E, in tempi più recenti, la stessa sorte è toccata a Berlusconi prima e a Renzi poi. Se la nostra democrazia è oggi a rischio ( e lo è!) e se i valori del liberalismo riformista e democratico sono cosi disprezzati ( e lo sono ) la colpa è anche e soprattutto di quelle élites politiche, culturali ed economiche, cosi profondamente conservatrici e cosi intimamente corporative da riuscire a bloccare ogni cambiamento o, quantomeno, al ridimensionarlo sino al punto di renderlo inefficace.

È possibile porre rimedio a questa situazione, imboccare la via delle riforme e scongiurare un ulteriore deterioramento della nostra democrazia? Difficile dirlo, ma è obbligatorio provarci.

Il ministro Calenda ha indicato una possibile via: dire con chiarezza chi siamo e cosa vogliamo; definire una piattaforma politico programmatica di riforme economiche, sociali ed istituzionali inderogabili se si vuole riprendere il cammino della crescita economica, dello sviluppo e dell’occupazione; contrastare punto per punto l’azione del governo e, soprattutto, lavorare alla costruzione di una vasta alleanza di forze riformiste e democratiche, progressiste e moderate che si candidi prima al Parlamento Europeo e poi alla guida del paese.

Spetta al Pd l’onere di avviare questo processo anche se è del tutto evidente che l’esito non potrà essere un Pd più forte e neppure una aggregazione delle sole forze delle sinistra ma una nuova e più ampia formazione di centro sinistra. Una nuova forza politica democratica, riformista e riformatrice. Una forza europeista ma, proprio per questo, alfiera di una Europa rinnovata, come dice Macron.

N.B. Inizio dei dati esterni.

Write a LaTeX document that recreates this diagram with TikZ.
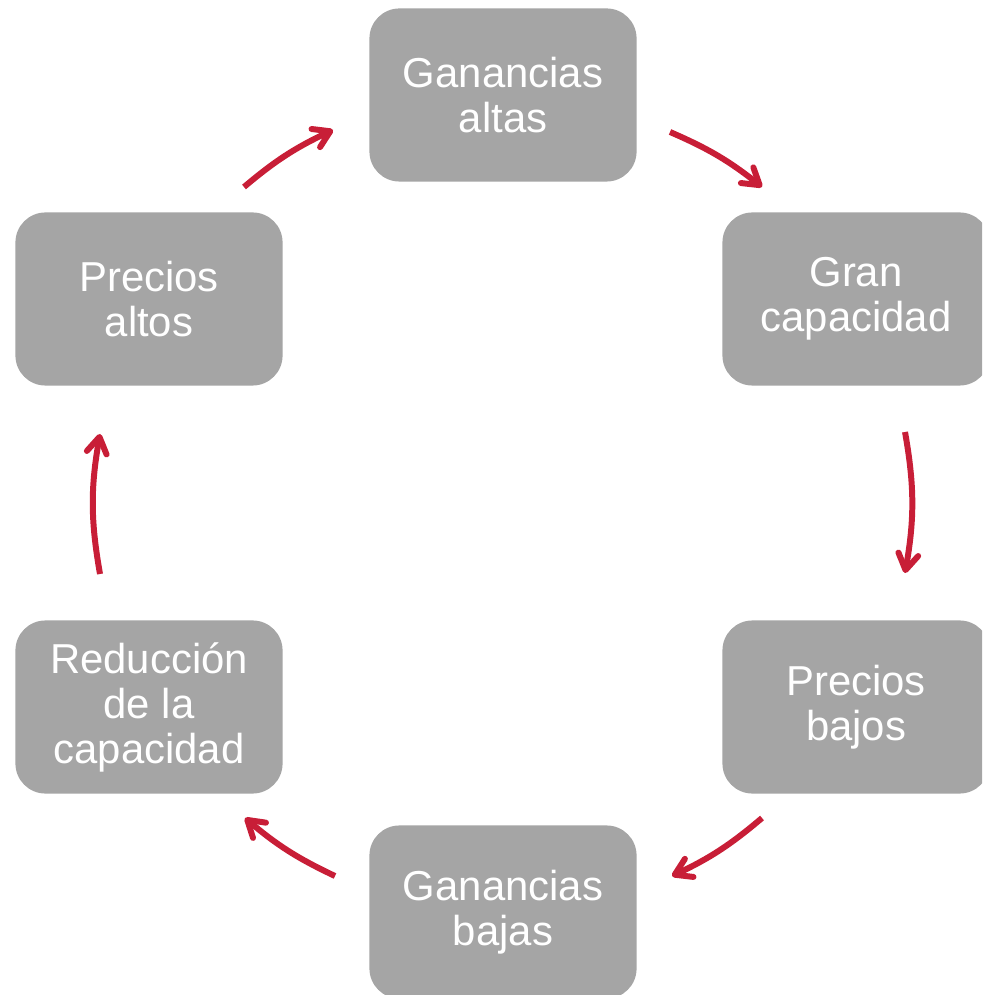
\documentclass[tikz,border=0pt]{standalone}
\usepackage{fontspec}
\setmainfont{Liberation Sans}
\usetikzlibrary{arrows.meta}

\definecolor{gris}{HTML}{A5A5A5}
\definecolor{rojo}{RGB}{200,30,55}

\tikzset{
	caja/.style={fill=gris,text=white,rounded corners=0.3cm,minimum width=2.67cm,minimum height=1.73cm,align=center,font=\fontsize{11.9}{12.8}\selectfont},
	flecha/.style={draw=rojo,line width=1.7pt,-{Straight Barb[length=1.6mm,width=2.0mm,round]}}
}

\begin{document}
\begin{tikzpicture}[x=0.01cm,y=-0.01cm]
			\useasboundingbox (0,0) rectangle (982,995);
			\clip (0,0) rectangle (982,995);

			\node[caja] (galtas) at (503,95) {Ganancias\\altas};
			\node[caja] (gcap) at (856,299) {Gran\\capacidad};
			\node[caja] (pbajos) at (856,707) {Precios\\bajos};
			\node[caja] (gbajas) at (503,912) {Ganancias\\bajas};
			\node[caja] (redcap) at (149,707) {Reducción\\de la\\capacidad};
			\node[caja] (paltos) at (149,299) {Precios\\altos};

			\coordinate (a1) at (670,132); \coordinate (b1) at (762,187);
			\coordinate (a2) at (905,432); \coordinate (b2) at (905,573);
			\coordinate (a3) at (762,818); \coordinate (b3) at (672,876);
			\coordinate (a4) at (335,876); \coordinate (b4) at (245,818);
			\coordinate (a5) at (100,574); \coordinate (b5) at (100,434);
			\coordinate (a6) at (244,187); \coordinate (b6) at (333,130);

			\draw[flecha] (a1) to[bend left=7.5] (b1);
			\draw[flecha] (a2) to[bend left=10] (b2);
			\draw[flecha] (a3) to[bend left=7.5] (b3);
			\draw[flecha] (a4) to[bend left=7.5] (b4);
			\draw[flecha] (a5) to[bend left=10] (b5);
			\draw[flecha] (a6) to[bend left=7.5] (b6);

			% \draw[help lines,step=100] (0,0) grid (982,995);
		\end{tikzpicture}
\end{document}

È un obbiettivo possibile? Si, lo è se ci si lavora con convinzione, quella convinzione che, almeno sino ad ora, sembra mancare al PD. Non è una questione di elaborazione programmatica, che in larga misura già c’è., ma di volontà politica, che invece ancora manca.

La piattaforma politico programmatica è, infatti, già largamente definita. In tanti ci hanno lavorato e ci lavorano e non solo in Italia ma anche in Europa. Un contributo straordinario è venuto di recente anche dalla rivista inglese “The Economist” che, celebrando i 156 anni dalla sua fondazione, ha pubblicato un Manifesto per un nuovo liberalismo (radicalmente riformista lo ha definito) capace di coniugare la libertà con il bene comune. Dunque le idee non mancano e sono idee più forti di quelle dei 5 Stelle o della Lega.

A queste idee noi italiani potremmo forse aggiungerne una nostra che è quella di eleggere, in concomitanza con le prossime elezioni politiche, una Assemblea Costituente, alla quale affidare il compito di redigere e di proporre al paese una ipotesi di riforma Costituzionale che tenga conto dei grandi cambiamenti che sono intervenuti. Non è una proposta nuova. È già stata avanzata ed è stata sempre respinta e forse lo sarà anche questa volta.

Ma dovrebbe essere evidente a tutti, ormai, che la via di riforme parziali, di referendum su aspetti particolari e di modifiche strappate a colpi di maggioranza non porta da nessuna parte. Che ciò di cui abbiamo bisogno è di una riflessione pacata, consapevole e competente su queste questioni e chi meglio di una Assemblea Costituente può farlo? Pensiamoci. Forse è proprio questo momento di cosi profonda crisi e di cosi grande insicurezza sulla nostra stessa identità nazionale quello giusto per farlo.